_Objective:_ Return the listing below unchanged, minus its pictures.

_Dataset section:_

· · · · ·

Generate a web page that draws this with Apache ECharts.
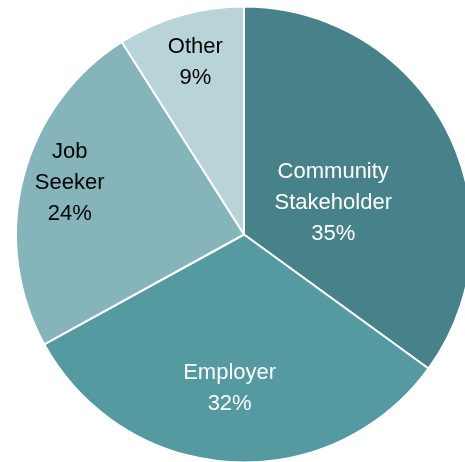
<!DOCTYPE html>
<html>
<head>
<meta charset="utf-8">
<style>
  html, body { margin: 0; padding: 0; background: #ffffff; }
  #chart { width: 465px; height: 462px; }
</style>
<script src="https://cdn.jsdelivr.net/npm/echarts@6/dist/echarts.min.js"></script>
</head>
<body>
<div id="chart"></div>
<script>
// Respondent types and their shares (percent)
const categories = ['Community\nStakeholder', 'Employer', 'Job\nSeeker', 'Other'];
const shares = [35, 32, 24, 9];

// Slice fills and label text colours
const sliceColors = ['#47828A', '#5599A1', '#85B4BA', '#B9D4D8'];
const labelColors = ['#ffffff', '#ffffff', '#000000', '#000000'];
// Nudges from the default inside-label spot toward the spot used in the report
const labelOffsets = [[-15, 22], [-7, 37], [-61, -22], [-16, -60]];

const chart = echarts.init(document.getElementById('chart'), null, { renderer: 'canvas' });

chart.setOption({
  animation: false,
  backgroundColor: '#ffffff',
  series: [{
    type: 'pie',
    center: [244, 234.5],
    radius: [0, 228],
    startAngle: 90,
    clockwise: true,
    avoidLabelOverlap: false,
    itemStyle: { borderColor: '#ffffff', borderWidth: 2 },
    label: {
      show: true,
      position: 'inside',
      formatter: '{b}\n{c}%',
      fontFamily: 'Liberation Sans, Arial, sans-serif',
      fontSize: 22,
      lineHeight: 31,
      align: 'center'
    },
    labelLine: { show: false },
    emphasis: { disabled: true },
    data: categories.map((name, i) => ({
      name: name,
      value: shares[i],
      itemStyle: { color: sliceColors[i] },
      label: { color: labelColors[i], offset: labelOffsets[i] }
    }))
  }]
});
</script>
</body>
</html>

· · · · ·

_Reply:_
Generate a web page that draws this with Apache ECharts.
<!DOCTYPE html>
<html>
<head>
<meta charset="utf-8">
<style>
  html, body { margin: 0; padding: 0; background: #ffffff; }
  #chart { width: 465px; height: 462px; }
</style>
<script src="https://cdn.jsdelivr.net/npm/echarts@6/dist/echarts.min.js"></script>
</head>
<body>
<div id="chart"></div>
<script>
// Respondent types and their shares (percent)
const categories = ['Community\nStakeholder', 'Employer', 'Job\nSeeker', 'Other'];
const shares = [35, 32, 24, 9];

// Slice fills and label text colours
const sliceColors = ['#47828A', '#5599A1', '#85B4BA', '#B9D4D8'];
const labelColors = ['#ffffff', '#ffffff', '#000000', '#000000'];
// Nudges from the default inside-label spot toward the spot used in the report
const labelOffsets = [[-15, 22], [-7, 37], [-61, -22], [-16, -60]];

const chart = echarts.init(document.getElementById('chart'), null, { renderer: 'canvas' });

chart.setOption({
  animation: false,
  backgroundColor: '#ffffff',
  series: [{
    type: 'pie',
    center: [244, 234.5],
    radius: [0, 228],
    startAngle: 90,
    clockwise: true,
    avoidLabelOverlap: false,
    itemStyle: { borderColor: '#ffffff', borderWidth: 2 },
    label: {
      show: true,
      position: 'inside',
      formatter: '{b}\n{c}%',
      fontFamily: 'Liberation Sans, Arial, sans-serif',
      fontSize: 22,
      lineHeight: 31,
      align: 'center'
    },
    labelLine: { show: false },
    emphasis: { disabled: true },
    data: categories.map((name, i) => ({
      name: name,
      value: shares[i],
      itemStyle: { color: sliceColors[i] },
      label: { color: labelColors[i], offset: labelOffsets[i] }
    }))
  }]
});
</script>
</body>
</html>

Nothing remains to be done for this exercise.